# Source data start

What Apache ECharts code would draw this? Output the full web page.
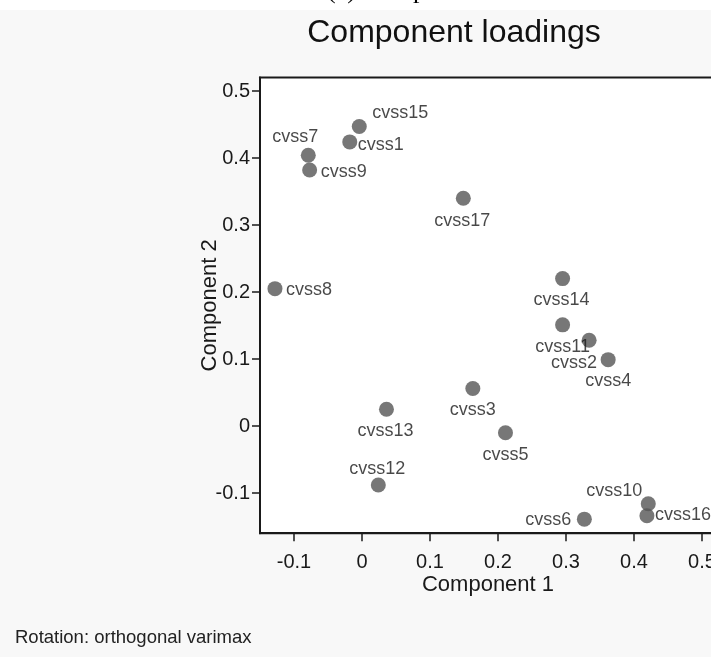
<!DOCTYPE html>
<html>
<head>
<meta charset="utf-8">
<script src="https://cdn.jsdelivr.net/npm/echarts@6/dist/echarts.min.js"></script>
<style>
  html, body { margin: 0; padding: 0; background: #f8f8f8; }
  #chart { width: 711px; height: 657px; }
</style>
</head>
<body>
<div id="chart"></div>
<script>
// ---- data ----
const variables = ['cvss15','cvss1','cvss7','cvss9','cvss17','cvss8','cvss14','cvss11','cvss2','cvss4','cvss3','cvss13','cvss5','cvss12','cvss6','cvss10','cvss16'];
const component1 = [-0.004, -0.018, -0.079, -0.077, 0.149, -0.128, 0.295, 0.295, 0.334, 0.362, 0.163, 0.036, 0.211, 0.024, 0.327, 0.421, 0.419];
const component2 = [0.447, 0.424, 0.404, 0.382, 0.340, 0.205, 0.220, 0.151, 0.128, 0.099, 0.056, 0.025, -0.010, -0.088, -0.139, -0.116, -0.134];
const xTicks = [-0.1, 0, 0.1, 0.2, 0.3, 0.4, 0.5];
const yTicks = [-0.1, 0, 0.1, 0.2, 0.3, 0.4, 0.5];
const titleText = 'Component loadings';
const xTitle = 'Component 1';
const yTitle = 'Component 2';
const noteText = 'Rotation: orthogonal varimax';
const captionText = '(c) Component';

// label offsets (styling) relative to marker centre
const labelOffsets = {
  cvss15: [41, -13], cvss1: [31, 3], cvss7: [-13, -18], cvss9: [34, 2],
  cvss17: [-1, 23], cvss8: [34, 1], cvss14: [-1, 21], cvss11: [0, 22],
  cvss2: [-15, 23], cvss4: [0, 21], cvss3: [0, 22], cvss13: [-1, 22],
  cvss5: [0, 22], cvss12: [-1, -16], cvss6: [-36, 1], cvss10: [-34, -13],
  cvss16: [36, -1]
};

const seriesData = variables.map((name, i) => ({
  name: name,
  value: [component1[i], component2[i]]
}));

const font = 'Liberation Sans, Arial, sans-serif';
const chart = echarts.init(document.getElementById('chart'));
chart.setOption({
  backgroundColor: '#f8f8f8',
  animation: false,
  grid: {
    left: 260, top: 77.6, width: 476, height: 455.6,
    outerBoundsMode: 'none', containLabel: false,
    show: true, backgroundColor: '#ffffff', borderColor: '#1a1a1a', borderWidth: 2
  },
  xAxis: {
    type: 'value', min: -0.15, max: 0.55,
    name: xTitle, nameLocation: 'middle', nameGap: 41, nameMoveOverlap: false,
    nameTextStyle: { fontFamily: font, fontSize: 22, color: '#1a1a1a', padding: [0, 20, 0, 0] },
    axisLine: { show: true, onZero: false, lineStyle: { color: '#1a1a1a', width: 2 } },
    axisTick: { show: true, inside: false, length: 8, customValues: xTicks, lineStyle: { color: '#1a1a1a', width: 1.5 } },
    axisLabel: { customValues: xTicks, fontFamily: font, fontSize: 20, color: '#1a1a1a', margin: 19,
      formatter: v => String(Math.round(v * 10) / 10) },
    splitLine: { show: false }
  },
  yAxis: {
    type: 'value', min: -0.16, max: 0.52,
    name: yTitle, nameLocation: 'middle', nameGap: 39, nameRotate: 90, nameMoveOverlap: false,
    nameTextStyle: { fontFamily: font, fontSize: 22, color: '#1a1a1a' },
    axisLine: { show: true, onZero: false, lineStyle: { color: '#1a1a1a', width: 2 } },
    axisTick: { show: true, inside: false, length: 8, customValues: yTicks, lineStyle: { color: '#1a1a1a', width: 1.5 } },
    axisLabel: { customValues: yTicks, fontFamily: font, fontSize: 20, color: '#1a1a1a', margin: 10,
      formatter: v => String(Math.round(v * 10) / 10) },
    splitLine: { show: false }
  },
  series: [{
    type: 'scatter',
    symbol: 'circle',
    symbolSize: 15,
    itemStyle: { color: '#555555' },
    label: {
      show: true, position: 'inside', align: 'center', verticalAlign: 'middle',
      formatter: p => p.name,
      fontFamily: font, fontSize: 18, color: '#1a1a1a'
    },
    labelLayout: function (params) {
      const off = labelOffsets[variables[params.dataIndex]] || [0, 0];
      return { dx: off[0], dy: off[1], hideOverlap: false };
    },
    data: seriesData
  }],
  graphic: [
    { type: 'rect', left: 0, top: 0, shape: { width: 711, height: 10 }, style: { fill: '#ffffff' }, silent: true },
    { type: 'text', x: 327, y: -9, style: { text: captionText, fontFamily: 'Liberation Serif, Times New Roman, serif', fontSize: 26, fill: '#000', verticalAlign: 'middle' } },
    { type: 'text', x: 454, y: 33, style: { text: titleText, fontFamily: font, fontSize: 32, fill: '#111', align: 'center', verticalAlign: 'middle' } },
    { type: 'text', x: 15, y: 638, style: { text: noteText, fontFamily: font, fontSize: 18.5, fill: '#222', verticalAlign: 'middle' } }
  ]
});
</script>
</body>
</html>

# Source data end

Repeat the material above verbatim, with no pictures in the output.

*Final result:*
What Apache ECharts code would draw this? Output the full web page.
<!DOCTYPE html>
<html>
<head>
<meta charset="utf-8">
<script src="https://cdn.jsdelivr.net/npm/echarts@6/dist/echarts.min.js"></script>
<style>
  html, body { margin: 0; padding: 0; background: #f8f8f8; }
  #chart { width: 711px; height: 657px; }
</style>
</head>
<body>
<div id="chart"></div>
<script>
// ---- data ----
const variables = ['cvss15','cvss1','cvss7','cvss9','cvss17','cvss8','cvss14','cvss11','cvss2','cvss4','cvss3','cvss13','cvss5','cvss12','cvss6','cvss10','cvss16'];
const component1 = [-0.004, -0.018, -0.079, -0.077, 0.149, -0.128, 0.295, 0.295, 0.334, 0.362, 0.163, 0.036, 0.211, 0.024, 0.327, 0.421, 0.419];
const component2 = [0.447, 0.424, 0.404, 0.382, 0.340, 0.205, 0.220, 0.151, 0.128, 0.099, 0.056, 0.025, -0.010, -0.088, -0.139, -0.116, -0.134];
const xTicks = [-0.1, 0, 0.1, 0.2, 0.3, 0.4, 0.5];
const yTicks = [-0.1, 0, 0.1, 0.2, 0.3, 0.4, 0.5];
const titleText = 'Component loadings';
const xTitle = 'Component 1';
const yTitle = 'Component 2';
const noteText = 'Rotation: orthogonal varimax';
const captionText = '(c) Component';

// label offsets (styling) relative to marker centre
const labelOffsets = {
  cvss15: [41, -13], cvss1: [31, 3], cvss7: [-13, -18], cvss9: [34, 2],
  cvss17: [-1, 23], cvss8: [34, 1], cvss14: [-1, 21], cvss11: [0, 22],
  cvss2: [-15, 23], cvss4: [0, 21], cvss3: [0, 22], cvss13: [-1, 22],
  cvss5: [0, 22], cvss12: [-1, -16], cvss6: [-36, 1], cvss10: [-34, -13],
  cvss16: [36, -1]
};

const seriesData = variables.map((name, i) => ({
  name: name,
  value: [component1[i], component2[i]]
}));

const font = 'Liberation Sans, Arial, sans-serif';
const chart = echarts.init(document.getElementById('chart'));
chart.setOption({
  backgroundColor: '#f8f8f8',
  animation: false,
  grid: {
    left: 260, top: 77.6, width: 476, height: 455.6,
    outerBoundsMode: 'none', containLabel: false,
    show: true, backgroundColor: '#ffffff', borderColor: '#1a1a1a', borderWidth: 2
  },
  xAxis: {
    type: 'value', min: -0.15, max: 0.55,
    name: xTitle, nameLocation: 'middle', nameGap: 41, nameMoveOverlap: false,
    nameTextStyle: { fontFamily: font, fontSize: 22, color: '#1a1a1a', padding: [0, 20, 0, 0] },
    axisLine: { show: true, onZero: false, lineStyle: { color: '#1a1a1a', width: 2 } },
    axisTick: { show: true, inside: false, length: 8, customValues: xTicks, lineStyle: { color: '#1a1a1a', width: 1.5 } },
    axisLabel: { customValues: xTicks, fontFamily: font, fontSize: 20, color: '#1a1a1a', margin: 19,
      formatter: v => String(Math.round(v * 10) / 10) },
    splitLine: { show: false }
  },
  yAxis: {
    type: 'value', min: -0.16, max: 0.52,
    name: yTitle, nameLocation: 'middle', nameGap: 39, nameRotate: 90, nameMoveOverlap: false,
    nameTextStyle: { fontFamily: font, fontSize: 22, color: '#1a1a1a' },
    axisLine: { show: true, onZero: false, lineStyle: { color: '#1a1a1a', width: 2 } },
    axisTick: { show: true, inside: false, length: 8, customValues: yTicks, lineStyle: { color: '#1a1a1a', width: 1.5 } },
    axisLabel: { customValues: yTicks, fontFamily: font, fontSize: 20, color: '#1a1a1a', margin: 10,
      formatter: v => String(Math.round(v * 10) / 10) },
    splitLine: { show: false }
  },
  series: [{
    type: 'scatter',
    symbol: 'circle',
    symbolSize: 15,
    itemStyle: { color: '#555555' },
    label: {
      show: true, position: 'inside', align: 'center', verticalAlign: 'middle',
      formatter: p => p.name,
      fontFamily: font, fontSize: 18, color: '#1a1a1a'
    },
    labelLayout: function (params) {
      const off = labelOffsets[variables[params.dataIndex]] || [0, 0];
      return { dx: off[0], dy: off[1], hideOverlap: false };
    },
    data: seriesData
  }],
  graphic: [
    { type: 'rect', left: 0, top: 0, shape: { width: 711, height: 10 }, style: { fill: '#ffffff' }, silent: true },
    { type: 'text', x: 327, y: -9, style: { text: captionText, fontFamily: 'Liberation Serif, Times New Roman, serif', fontSize: 26, fill: '#000', verticalAlign: 'middle' } },
    { type: 'text', x: 454, y: 33, style: { text: titleText, fontFamily: font, fontSize: 32, fill: '#111', align: 'center', verticalAlign: 'middle' } },
    { type: 'text', x: 15, y: 638, style: { text: noteText, fontFamily: font, fontSize: 18.5, fill: '#222', verticalAlign: 'middle' } }
  ]
});
</script>
</body>
</html>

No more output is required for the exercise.